Le 29 avril 1872, le Préfet de la Gironde, représentant de l'Etat, adresse une déclinatoire de compétence qui est rejetée par la juridiction précédemment citée le 17 juillet 1872.

Cette dernière, retient la connaissance de la cause en ce qui concerne l'Etat et ses quatre agents.

Le 22 juillet 1872, le Préfet de la Gironde prend un arrêté de conflit positif qui oblige la juridiction judiciaire à surseoir dans l'attente de l'arrêt du Tribunal de Conflits.

Juridiction de cassation : Arrêt du Tribunal des conflits du 8 février 1873, Blanco, n° 00012. C'est l'arrêt qui fait l'objet de la Fiche.

• LA QUESTION DE DROIT

En cas de dommages et intérêts envers un particulier impliquant la responsabilité de l'Etat, quel ordre administratif ou judiciaire est le plus compétent ?

• MOTIFS/PRETENTTIONS DES PARTIES :

"Considérant que la responsabilité , qui peut incomber à l'Etat, pour les dommages causés aux particuliers par le fait des personnes qu'il emploie dans le service publique, ne peut être régie par les principes qui sont établis dans le Code civil, pour les rapports de particulier à particulier"

• LA SOLUTION

Le Tribunal des conflits confirme l'arrêté du conflit positif du 22 juillet 1872. Il décide que l'ordre administratif est la seule juridiction pouvant connaître de cette action et que le droit civil n'est pas applicable mais un droit spécial pour l'administration.

Il annule, en ce qui concerne l'État, l'exploit introductif d'instance du 24 janvier et renvoie la décision au Ministre de la justice.

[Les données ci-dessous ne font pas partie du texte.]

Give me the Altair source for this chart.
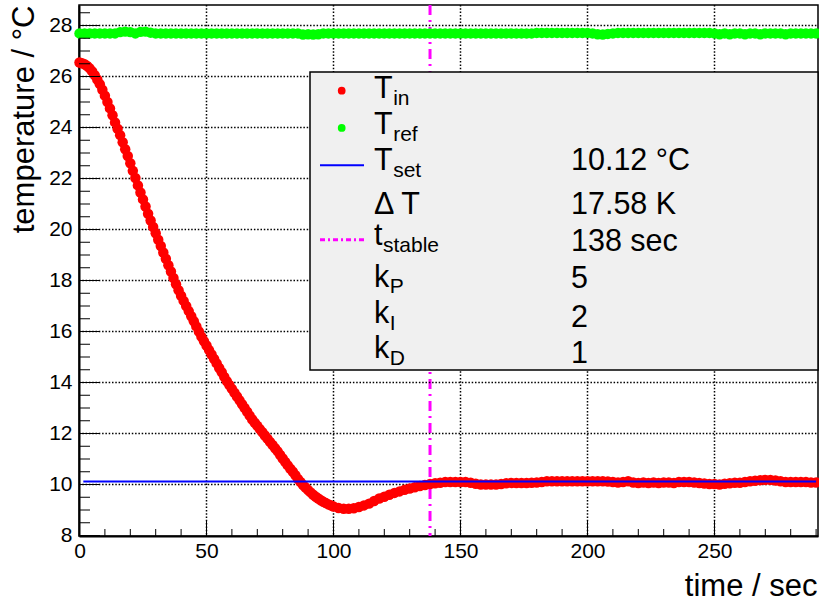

Dans un premier temps, il rejet la pertinence des règles du droit privé ; "Considérant que la responsabilité, qui peut incomber à l'Etat, pour les dommages causés aux particuliers par le fait des personnes qu'il emploie dans le service public, ne peut être régie par les principes qui sont établis dans le Code civil, pour les rapports de particulier à particulier".

Dans un deuxième temps, il affirme l'autonomie du droit administratif ; "Que cette responsabilité n'est ni générale (concernant certaines activités l'Etat bénéficie toujours d'une irresponsabilité totale), ni absolue (la gravité de certains actes peut n'être assez importante comme pour engager la responsabilité de l'Etat) ; "qu'elle a ses règles spéciales".

Enfin, il affirme la compétence exclusive de l'ordre administratif sur ce cas ; "Que, dès lors, aux termes des lois ci-dessus visées, l'autorité administrative est seule compétente pour en connaître".

• LA PORTÉE DE L'ARRÊT

L'arrêt est fondateur du droit administratif.

Le Tribunal des conflits affirme, pour la première fois, l'autonomie du droit administratif. C'est-à-dire, l'existence de règles, différentes de celles du droit privé, spéciales pour concilier les intérêts de l'Etat et les intérêts privés.

La compétence pour connaître des litiges dont une personne publique est impliquée est exclusive du droit administratif (Par contre, l'article 1 de la loi n° 57-1424 du 31 décembre 1957 attribue aux tribunaux de l'ordre judiciaire compétence pour statuer sur la réparation des dommages de toute nature causés par un véhicule quelconque ; les véhicules de l'administration, les véhicules militaires, etc).